Even as they mounted the stairs, she could hear Vava's wheezing cough. From the doorway of his room she saw a shrunken old man lost in a huge bed. His eyes were still ferocious, though hair and beard had lost their gloss. But of all the changes the one that frightened her most was the weakness of his voice. He had cancer of the throat and could no longer bellow. Gone forever was that deep bass growl that was so essential to his vigor. Now he spoke in a grizzly whisper that, when she heard it, made her shrink with chill.

"I don't give a goddamn for anything anymore," he croaked. "I've wasted my life on stupid things. You children–learn a lesson from a ruined old man: it's better to die young than to live to an old age supported by a grand obsession."

"Vava, don't talk like that! You're looking for pity and that's contemptible."

She was surprised at her own harshness, but realized at once that she'd been right. His eyes glowed, first with fury, then with pride.

"Isabelle, Isabelle–as usual it's you who understand. You're right, child. Now go away, both of you–I want to sleep."

H
e held on for two weeks more, but the pain was terrible and he could only find relief with increasing dosages of chloral hydrate. Sometimes, in order not to shriek, which he refused to do out of pride and also because the effort even further inflamed the torment in his throat, he'd distract himself by muttering the old obscenities against the Church, or whispering searing epithets against his numerous enemies, evil corrupt people who'd tried to thwart him at every turn. But his greatest rage was reserved for Young Nathalie, whom he accused of breaking Old Nathalie's heart, and for Nicolas, who, he was convinced, had martyred Vladimir, and whom he held responsible for the torture that had made that sad, beloved boy lose his mind.

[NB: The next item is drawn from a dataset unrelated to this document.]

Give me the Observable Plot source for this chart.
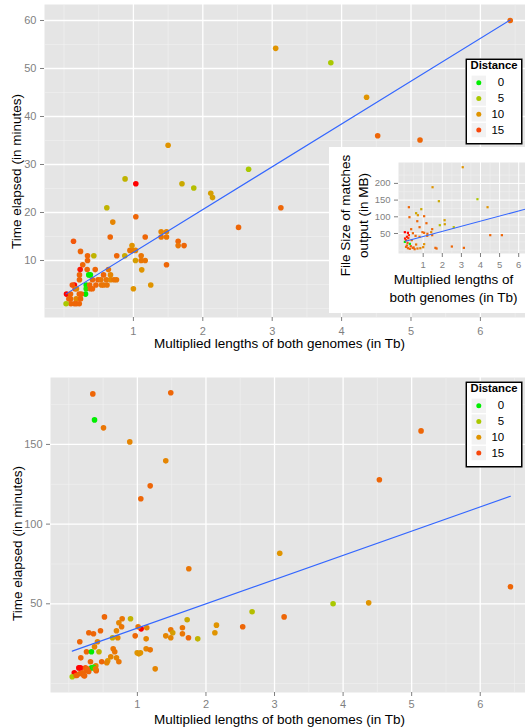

Isabelle and Augustin stood on either side of the bed and listened as he railed on; it seemed only just that this strange, vicious, maniacal man who had formed their youths should have an audience as he slipped away. It occurred to Isabelle as she stared down at his tortured face, all creased by years of drunkenness and rancor, that if it weren't for him she'd have been brought up to wear dresses and petticoats, to make dainty small talk and serve elegant tea.
Thank God
, she thought,
for the devil that possessed him; without it I'd now be everything I despise.

Even if most of what he'd done in his long and grievous life had been informed by hate, the real motive was probably some twisted kind of love. Even the wretched incident with the Christmas tree–he had probably meant less to hurt her mother than to cry out with terror at having to live with a loss of faith. And for all his pounding on the table, all the flasks of vodka he'd flung against the walls, his vile epithets against religion, she'd emerged with a deep and unshakable faith that God was great and had willed her future and that to what had been written she would happily submit.
I was destined
, she thought,
to find Islam, even after he tried for twenty years to beat out of me any longing for belief
. She forgave him then, at the very moment that in his phantom wheezing voice he began again to cough out oaths.